**GOAL:**
Leave out the pictures, and retype only the lines from the beginning of the material through the line that contains "const tgB = [57.3, 211.3];", including both.

**SOURCE EXCERPT:**
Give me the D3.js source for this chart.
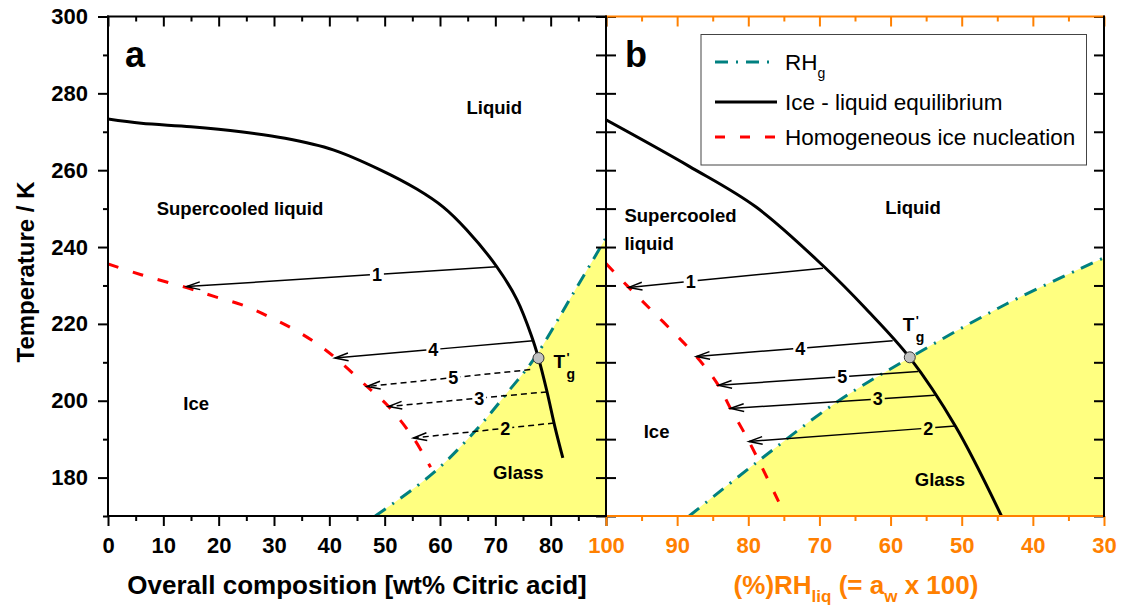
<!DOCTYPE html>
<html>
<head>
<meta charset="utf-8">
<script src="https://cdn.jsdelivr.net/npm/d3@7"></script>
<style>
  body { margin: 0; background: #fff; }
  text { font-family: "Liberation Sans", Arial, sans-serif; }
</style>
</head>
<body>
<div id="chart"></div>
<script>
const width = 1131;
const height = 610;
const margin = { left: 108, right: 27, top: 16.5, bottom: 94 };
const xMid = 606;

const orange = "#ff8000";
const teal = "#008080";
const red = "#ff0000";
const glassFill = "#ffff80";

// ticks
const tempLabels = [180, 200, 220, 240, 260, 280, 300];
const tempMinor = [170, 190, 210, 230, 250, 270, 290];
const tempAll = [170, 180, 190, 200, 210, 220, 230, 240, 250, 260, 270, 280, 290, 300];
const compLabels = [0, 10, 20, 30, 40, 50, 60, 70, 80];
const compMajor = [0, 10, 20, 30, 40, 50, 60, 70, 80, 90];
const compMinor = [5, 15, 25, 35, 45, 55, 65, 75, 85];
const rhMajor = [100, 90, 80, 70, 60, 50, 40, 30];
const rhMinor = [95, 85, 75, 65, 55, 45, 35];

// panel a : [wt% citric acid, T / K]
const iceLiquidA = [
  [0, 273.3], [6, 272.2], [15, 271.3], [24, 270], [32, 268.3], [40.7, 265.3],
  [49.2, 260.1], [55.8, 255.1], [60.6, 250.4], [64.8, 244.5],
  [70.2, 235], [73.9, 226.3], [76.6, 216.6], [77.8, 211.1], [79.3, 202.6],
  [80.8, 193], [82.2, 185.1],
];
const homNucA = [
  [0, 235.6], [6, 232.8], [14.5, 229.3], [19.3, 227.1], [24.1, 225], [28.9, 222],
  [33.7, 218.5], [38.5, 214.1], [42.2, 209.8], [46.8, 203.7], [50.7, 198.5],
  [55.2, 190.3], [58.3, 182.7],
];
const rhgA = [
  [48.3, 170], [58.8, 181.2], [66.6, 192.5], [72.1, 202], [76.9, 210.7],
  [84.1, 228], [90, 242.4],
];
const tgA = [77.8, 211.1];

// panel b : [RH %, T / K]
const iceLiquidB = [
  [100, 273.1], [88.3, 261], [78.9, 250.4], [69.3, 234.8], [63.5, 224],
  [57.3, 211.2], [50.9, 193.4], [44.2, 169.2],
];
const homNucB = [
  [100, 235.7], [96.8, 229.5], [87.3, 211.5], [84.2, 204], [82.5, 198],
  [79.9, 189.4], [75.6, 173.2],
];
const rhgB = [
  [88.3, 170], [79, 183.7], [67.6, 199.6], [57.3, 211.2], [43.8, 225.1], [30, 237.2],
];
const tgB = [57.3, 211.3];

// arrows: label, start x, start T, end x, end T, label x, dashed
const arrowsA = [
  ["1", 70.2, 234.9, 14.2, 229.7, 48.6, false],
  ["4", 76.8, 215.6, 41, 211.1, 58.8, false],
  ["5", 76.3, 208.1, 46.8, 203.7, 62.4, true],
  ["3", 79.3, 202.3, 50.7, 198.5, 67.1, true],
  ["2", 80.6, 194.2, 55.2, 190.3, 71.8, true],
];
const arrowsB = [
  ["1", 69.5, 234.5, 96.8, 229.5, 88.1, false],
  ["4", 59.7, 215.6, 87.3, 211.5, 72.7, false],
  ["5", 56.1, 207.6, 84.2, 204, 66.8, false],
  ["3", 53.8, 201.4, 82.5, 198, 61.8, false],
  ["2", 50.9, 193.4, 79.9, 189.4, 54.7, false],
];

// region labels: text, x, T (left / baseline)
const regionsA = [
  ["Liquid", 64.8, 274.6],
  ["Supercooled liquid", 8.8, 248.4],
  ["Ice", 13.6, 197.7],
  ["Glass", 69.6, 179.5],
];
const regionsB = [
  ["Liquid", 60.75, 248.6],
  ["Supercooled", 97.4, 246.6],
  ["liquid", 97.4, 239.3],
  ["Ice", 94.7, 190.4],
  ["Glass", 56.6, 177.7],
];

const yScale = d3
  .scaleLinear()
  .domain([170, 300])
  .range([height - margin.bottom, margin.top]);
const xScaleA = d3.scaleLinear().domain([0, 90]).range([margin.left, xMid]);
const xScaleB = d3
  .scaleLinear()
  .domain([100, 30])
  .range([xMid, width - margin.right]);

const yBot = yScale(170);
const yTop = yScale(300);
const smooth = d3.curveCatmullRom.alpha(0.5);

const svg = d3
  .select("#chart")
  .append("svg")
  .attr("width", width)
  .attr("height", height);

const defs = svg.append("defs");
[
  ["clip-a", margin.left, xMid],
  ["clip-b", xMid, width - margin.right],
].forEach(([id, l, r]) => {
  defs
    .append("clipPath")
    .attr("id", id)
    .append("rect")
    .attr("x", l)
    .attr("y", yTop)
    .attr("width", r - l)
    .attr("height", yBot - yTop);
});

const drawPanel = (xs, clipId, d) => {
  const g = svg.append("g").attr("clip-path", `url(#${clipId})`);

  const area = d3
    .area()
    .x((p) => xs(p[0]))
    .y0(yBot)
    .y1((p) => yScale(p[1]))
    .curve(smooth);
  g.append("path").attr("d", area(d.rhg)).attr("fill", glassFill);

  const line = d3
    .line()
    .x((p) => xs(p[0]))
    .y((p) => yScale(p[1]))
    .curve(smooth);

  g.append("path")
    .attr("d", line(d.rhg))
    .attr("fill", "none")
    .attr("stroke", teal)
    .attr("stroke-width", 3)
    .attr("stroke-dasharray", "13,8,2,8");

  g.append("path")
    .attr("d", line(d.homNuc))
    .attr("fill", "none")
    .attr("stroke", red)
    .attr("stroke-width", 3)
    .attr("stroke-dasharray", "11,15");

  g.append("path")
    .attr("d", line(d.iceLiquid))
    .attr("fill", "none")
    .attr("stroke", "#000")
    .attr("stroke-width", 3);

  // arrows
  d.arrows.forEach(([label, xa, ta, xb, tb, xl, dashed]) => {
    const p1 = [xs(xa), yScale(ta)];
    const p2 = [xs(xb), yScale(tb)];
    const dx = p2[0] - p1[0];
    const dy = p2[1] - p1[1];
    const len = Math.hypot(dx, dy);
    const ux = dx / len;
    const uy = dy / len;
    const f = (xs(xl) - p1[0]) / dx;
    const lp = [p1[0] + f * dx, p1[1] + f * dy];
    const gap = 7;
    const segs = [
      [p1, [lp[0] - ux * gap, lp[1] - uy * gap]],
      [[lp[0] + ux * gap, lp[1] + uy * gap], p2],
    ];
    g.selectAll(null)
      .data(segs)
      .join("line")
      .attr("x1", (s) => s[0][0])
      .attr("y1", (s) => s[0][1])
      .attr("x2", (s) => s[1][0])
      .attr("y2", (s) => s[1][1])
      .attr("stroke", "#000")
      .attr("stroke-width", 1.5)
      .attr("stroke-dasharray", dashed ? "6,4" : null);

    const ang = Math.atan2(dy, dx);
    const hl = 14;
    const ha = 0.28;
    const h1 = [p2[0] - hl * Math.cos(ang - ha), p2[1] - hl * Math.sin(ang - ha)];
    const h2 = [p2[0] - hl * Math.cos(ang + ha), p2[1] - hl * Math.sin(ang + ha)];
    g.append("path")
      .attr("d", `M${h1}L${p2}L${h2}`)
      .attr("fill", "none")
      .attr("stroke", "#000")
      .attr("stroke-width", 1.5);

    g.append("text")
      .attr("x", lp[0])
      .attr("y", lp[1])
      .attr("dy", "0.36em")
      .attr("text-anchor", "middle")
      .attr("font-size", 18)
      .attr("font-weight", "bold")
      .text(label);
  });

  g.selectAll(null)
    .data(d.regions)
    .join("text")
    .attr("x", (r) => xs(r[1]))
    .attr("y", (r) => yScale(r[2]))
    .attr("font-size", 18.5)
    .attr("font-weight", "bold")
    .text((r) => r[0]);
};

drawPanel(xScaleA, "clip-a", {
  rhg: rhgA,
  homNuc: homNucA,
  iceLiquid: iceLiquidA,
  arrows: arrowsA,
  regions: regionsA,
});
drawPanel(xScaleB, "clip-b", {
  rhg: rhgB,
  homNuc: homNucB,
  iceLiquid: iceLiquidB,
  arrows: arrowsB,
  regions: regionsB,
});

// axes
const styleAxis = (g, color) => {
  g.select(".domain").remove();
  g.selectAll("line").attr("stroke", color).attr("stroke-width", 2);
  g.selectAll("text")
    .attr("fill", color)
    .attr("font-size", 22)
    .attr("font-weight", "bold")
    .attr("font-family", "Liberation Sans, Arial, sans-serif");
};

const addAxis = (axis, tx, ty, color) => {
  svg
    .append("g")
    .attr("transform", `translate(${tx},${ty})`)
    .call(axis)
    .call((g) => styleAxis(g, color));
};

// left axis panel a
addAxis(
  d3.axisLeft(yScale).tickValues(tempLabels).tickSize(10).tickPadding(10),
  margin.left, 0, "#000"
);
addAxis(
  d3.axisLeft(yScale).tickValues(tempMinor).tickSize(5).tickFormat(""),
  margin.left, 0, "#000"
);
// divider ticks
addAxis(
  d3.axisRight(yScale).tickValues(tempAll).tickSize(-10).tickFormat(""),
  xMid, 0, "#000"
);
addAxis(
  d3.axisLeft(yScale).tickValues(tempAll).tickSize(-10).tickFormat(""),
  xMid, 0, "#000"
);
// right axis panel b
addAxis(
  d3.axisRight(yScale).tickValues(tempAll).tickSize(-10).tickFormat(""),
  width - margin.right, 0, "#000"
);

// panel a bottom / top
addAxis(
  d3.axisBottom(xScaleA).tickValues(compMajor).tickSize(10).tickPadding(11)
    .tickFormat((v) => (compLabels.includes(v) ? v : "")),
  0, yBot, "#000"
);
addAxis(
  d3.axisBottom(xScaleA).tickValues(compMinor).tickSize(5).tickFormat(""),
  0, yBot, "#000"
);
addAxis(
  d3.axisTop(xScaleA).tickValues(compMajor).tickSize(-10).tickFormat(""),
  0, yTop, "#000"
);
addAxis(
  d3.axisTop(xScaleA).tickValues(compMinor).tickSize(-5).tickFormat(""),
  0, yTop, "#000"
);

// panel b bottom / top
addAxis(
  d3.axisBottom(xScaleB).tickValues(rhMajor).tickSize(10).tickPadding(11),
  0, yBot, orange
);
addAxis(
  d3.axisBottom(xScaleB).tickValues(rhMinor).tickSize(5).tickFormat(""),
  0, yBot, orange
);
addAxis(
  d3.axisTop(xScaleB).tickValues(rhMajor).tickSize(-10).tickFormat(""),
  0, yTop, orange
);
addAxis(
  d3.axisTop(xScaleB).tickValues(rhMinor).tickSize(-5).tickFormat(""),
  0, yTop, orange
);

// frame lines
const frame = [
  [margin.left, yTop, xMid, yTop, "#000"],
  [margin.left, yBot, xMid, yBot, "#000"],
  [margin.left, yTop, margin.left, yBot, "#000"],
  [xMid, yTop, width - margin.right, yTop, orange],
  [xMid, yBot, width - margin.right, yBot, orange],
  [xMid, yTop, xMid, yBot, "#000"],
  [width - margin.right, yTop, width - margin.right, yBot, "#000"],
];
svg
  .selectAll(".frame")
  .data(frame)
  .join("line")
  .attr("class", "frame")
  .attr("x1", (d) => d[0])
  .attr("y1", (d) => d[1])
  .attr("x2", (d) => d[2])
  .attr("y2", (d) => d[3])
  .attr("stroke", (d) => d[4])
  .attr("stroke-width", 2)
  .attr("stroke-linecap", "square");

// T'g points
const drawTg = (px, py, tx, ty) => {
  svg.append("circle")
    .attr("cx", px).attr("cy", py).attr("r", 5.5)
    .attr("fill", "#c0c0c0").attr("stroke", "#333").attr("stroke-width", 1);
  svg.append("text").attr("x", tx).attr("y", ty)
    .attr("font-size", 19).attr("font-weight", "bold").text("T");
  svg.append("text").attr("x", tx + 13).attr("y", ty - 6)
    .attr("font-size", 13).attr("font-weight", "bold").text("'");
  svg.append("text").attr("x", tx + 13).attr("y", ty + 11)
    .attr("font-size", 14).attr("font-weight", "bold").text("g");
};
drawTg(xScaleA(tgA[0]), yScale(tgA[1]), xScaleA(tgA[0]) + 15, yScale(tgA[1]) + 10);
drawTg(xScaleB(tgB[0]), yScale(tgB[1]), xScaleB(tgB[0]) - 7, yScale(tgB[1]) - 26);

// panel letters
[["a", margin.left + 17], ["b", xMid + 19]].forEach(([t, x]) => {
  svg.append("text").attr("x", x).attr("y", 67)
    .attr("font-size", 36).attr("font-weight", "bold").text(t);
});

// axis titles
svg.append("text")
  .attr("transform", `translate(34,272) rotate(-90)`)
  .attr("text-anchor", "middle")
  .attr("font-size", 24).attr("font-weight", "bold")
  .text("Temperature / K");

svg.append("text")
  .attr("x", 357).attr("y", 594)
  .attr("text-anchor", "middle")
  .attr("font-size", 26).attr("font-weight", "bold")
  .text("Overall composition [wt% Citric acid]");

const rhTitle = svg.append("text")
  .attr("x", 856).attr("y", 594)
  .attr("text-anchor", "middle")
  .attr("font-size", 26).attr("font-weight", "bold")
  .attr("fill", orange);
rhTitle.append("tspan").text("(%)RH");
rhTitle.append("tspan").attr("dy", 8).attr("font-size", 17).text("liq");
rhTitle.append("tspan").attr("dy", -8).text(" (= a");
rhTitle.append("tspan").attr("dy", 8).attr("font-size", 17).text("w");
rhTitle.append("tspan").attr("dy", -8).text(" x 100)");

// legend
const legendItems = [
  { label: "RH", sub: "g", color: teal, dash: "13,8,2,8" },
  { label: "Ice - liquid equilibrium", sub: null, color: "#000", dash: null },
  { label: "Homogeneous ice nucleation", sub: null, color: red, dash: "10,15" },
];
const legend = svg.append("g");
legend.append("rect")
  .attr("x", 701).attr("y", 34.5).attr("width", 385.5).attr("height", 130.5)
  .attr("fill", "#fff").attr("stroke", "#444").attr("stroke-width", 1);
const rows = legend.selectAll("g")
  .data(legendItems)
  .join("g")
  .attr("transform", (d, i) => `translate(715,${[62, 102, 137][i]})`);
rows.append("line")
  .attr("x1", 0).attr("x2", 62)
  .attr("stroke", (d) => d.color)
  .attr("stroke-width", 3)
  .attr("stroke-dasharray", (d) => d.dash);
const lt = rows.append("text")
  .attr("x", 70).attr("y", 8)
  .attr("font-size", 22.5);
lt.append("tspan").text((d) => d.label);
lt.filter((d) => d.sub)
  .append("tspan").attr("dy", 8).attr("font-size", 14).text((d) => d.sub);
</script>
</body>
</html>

**WRITTEN RESPONSE:**
Give me the D3.js source for this chart.
<!DOCTYPE html>
<html>
<head>
<meta charset="utf-8">
<script src="https://cdn.jsdelivr.net/npm/d3@7"></script>
<style>
  body { margin: 0; background: #fff; }
  text { font-family: "Liberation Sans", Arial, sans-serif; }
</style>
</head>
<body>
<div id="chart"></div>
<script>
const width = 1131;
const height = 610;
const margin = { left: 108, right: 27, top: 16.5, bottom: 94 };
const xMid = 606;

const orange = "#ff8000";
const teal = "#008080";
const red = "#ff0000";
const glassFill = "#ffff80";

// ticks
const tempLabels = [180, 200, 220, 240, 260, 280, 300];
const tempMinor = [170, 190, 210, 230, 250, 270, 290];
const tempAll = [170, 180, 190, 200, 210, 220, 230, 240, 250, 260, 270, 280, 290, 300];
const compLabels = [0, 10, 20, 30, 40, 50, 60, 70, 80];
const compMajor = [0, 10, 20, 30, 40, 50, 60, 70, 80, 90];
const compMinor = [5, 15, 25, 35, 45, 55, 65, 75, 85];
const rhMajor = [100, 90, 80, 70, 60, 50, 40, 30];
const rhMinor = [95, 85, 75, 65, 55, 45, 35];

// panel a : [wt% citric acid, T / K]
const iceLiquidA = [
  [0, 273.3], [6, 272.2], [15, 271.3], [24, 270], [32, 268.3], [40.7, 265.3],
  [49.2, 260.1], [55.8, 255.1], [60.6, 250.4], [64.8, 244.5],
  [70.2, 235], [73.9, 226.3], [76.6, 216.6], [77.8, 211.1], [79.3, 202.6],
  [80.8, 193], [82.2, 185.1],
];
const homNucA = [
  [0, 235.6], [6, 232.8], [14.5, 229.3], [19.3, 227.1], [24.1, 225], [28.9, 222],
  [33.7, 218.5], [38.5, 214.1], [42.2, 209.8], [46.8, 203.7], [50.7, 198.5],
  [55.2, 190.3], [58.3, 182.7],
];
const rhgA = [
  [48.3, 170], [58.8, 181.2], [66.6, 192.5], [72.1, 202], [76.9, 210.7],
  [84.1, 228], [90, 242.4],
];
const tgA = [77.8, 211.1];

// panel b : [RH %, T / K]
const iceLiquidB = [
  [100, 273.1], [88.3, 261], [78.9, 250.4], [69.3, 234.8], [63.5, 224],
  [57.3, 211.2], [50.9, 193.4], [44.2, 169.2],
];
const homNucB = [
  [100, 235.7], [96.8, 229.5], [87.3, 211.5], [84.2, 204], [82.5, 198],
  [79.9, 189.4], [75.6, 173.2],
];
const rhgB = [
  [88.3, 170], [79, 183.7], [67.6, 199.6], [57.3, 211.2], [43.8, 225.1], [30, 237.2],
];
const tgB = [57.3, 211.3];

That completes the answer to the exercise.